On Fri, Apr 11, 2008 at 2:54 PM, Craig Ringer
<craig@xxxxxxxxxxxxxxxxxxxxx> wrote:
> Pavan Deolasee wrote:
> > I wonder if it would make sense to add support to mount database in
> > *read-only* mode from multiple servers though. I am thinking about
> > data warehouse kind of operations where multiple servers can be
> > used answer read-only queries. Is there a use case for such applications
> > in real world ?

Not quite workable.  Remember that table data is not always available on
the block device -- there are pages modified in the buffer cache (shared
memory), and other machines have no access to the other's shared memory
(and it would be a lot of work to do it efficiently).  Remember also about the
MVCC -- if your "read only copy machine" starts a complicated query on
some big_table, and in the meanwhile "read-write machine" decides the
big_table's pages can be reused... well your "read-only" machine doesn't
even have a way of knowing its returning garbage data. ;-)

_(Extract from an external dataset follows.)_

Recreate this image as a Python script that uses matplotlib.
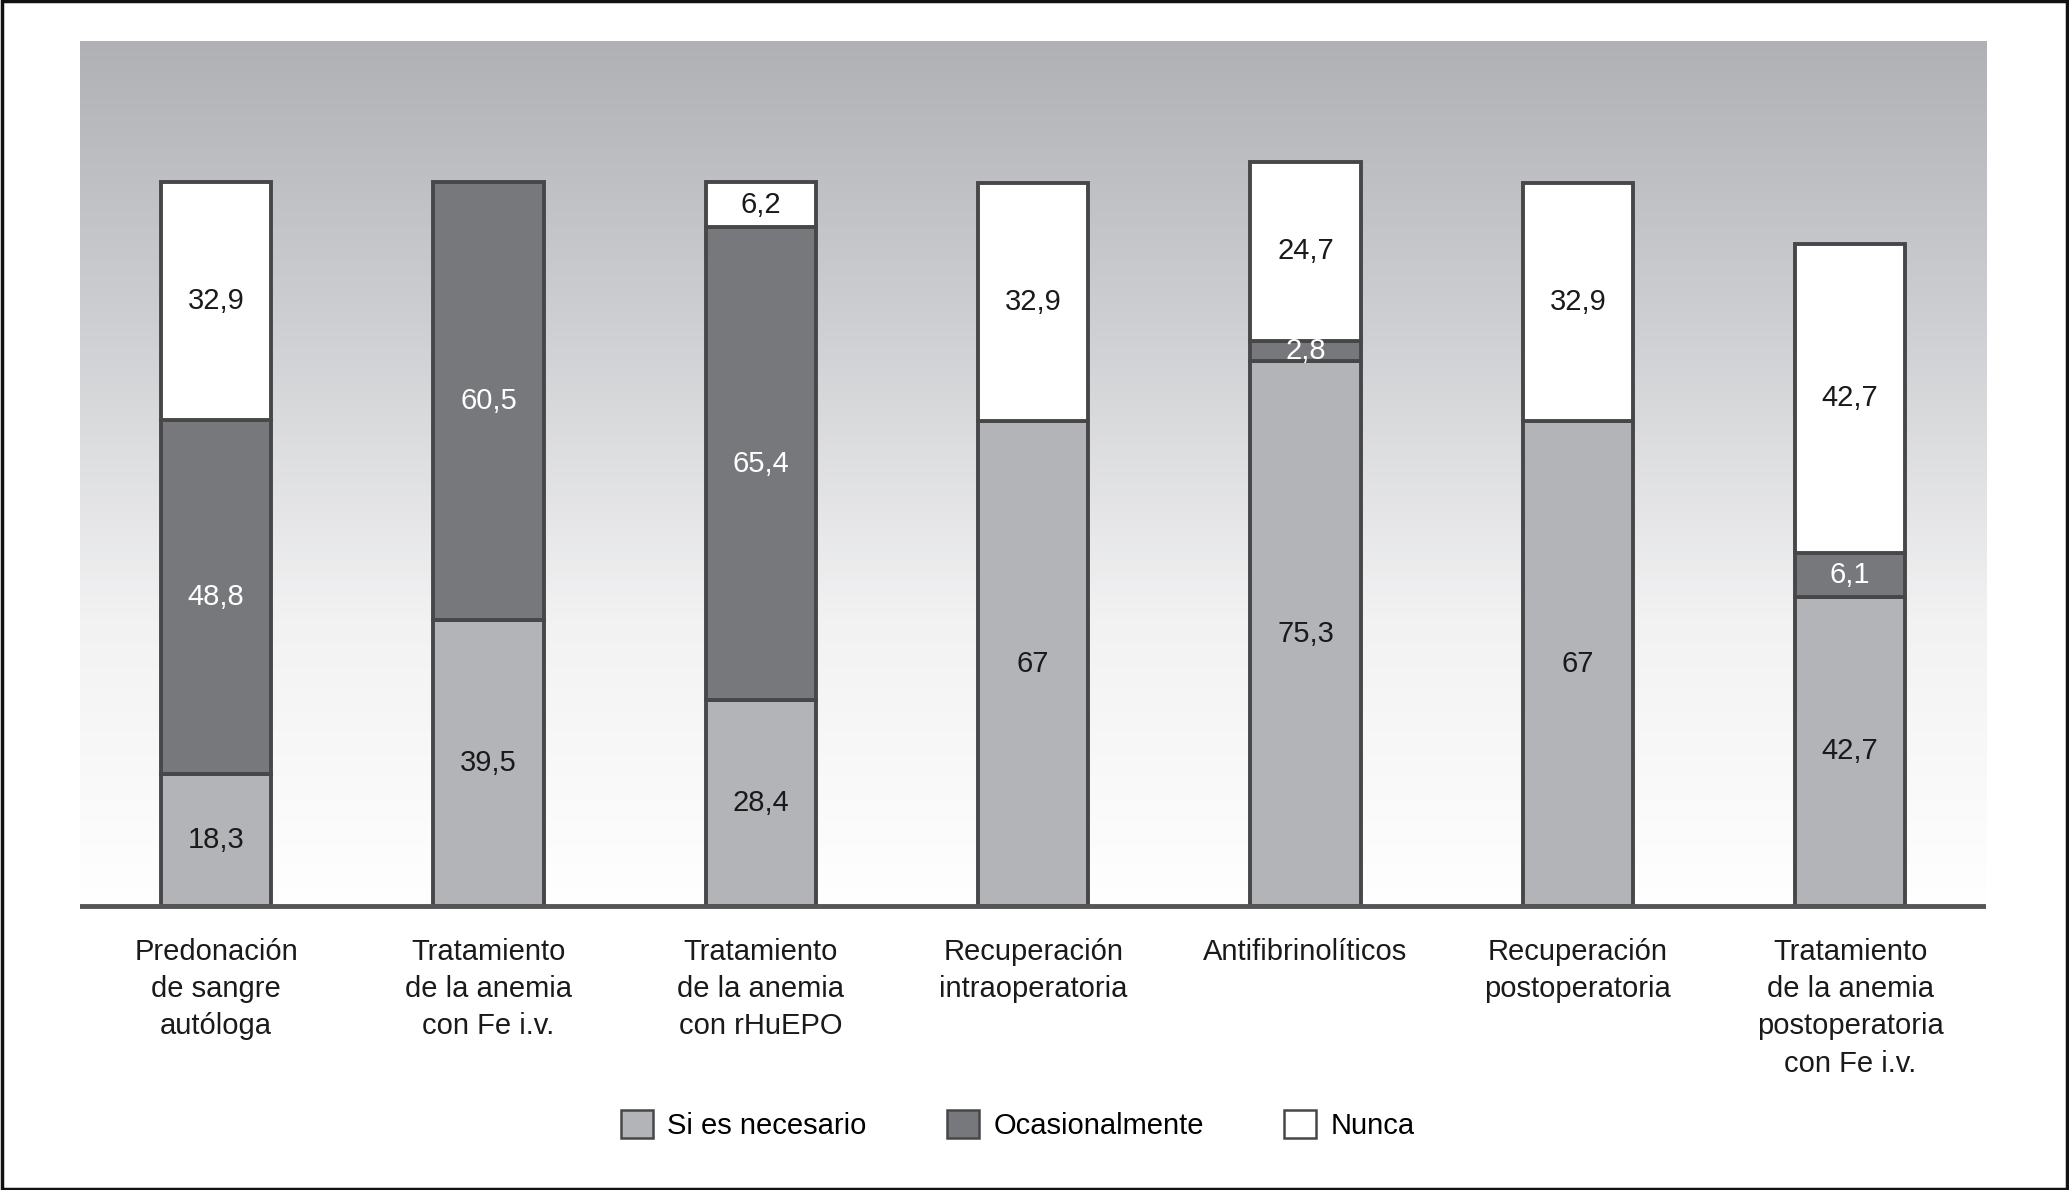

Noow, if you really really want a read-only copy of the read write data
available over the network, many NAS/SAN devices will allow you to
make a snapshot of the database -- and you can use that snapshot as
a read-only copy of the database.  But then again, if you want a read-only
copy of a days/weeks old database, there are chaper and better ways of
doing it.

>  I'm not sure that makes sense myself. The reason you 'd want multiple read
> only instances is for performance and/or redundancy. Neither of those goals
> are well served by having a shared data store.
>
>  A shared data store won't help performance much because both instances will
> compete for I/O bandwidth. It might be faster if most of the regularly used
> data and indexes fit in memory on the host, but even then I'd personally be
> surprised if the cost of the network/shared storage didn't counteract that
> at least in part.

That is assuming your bottleneck is the I/O subsystem.  If your data fits nicely
in RAM, but you are CPU bound, sometimes it is sensible to have two
machines than having one twice as powerful machine.  Also its easier to
add third machine later, than to buy yet more powerful one.
But this if a field where YMMV.

A known implementation of such a set up would be Oracle RAC, where
you have a shared storage and N machines using it.

>  For redundancy, you ideally want to avoid shared infrastructure that can
> fail - like shared storage. It's likely to be better to keep separate copies
> of the data store on each host.
>
>  There are systems - like Slony-I and log shipping replication - that can
> keep servers in sync without shared storage, and are almost certainly more
> useful than shared-storage DB servers.
>
>  What I do think would be very interesting would be the ability to have a DB
> serving read-only queries while still reading in shipped WAL archives as
> they arrive. That'd be a potential big win on performance because each DB
> server could have its own I/O system, CPUs and RAM . With some trickyness
> you could even forward queries that did require writes to the master server
> transparently, while servicing read only queries locally.

Something like pgpool (which can forward read-write queries to a master, and
handle selects on a pool of read-only machines).

While I think pgpool, pgbouncer and Slony-I are great pieces of
software, I would
like to wake up one day and know that PostgreSQL can do it all internally, under
the hood, just like it does WAL-logging and startup recovery automatically. ;-)

   Regards,
       Dawid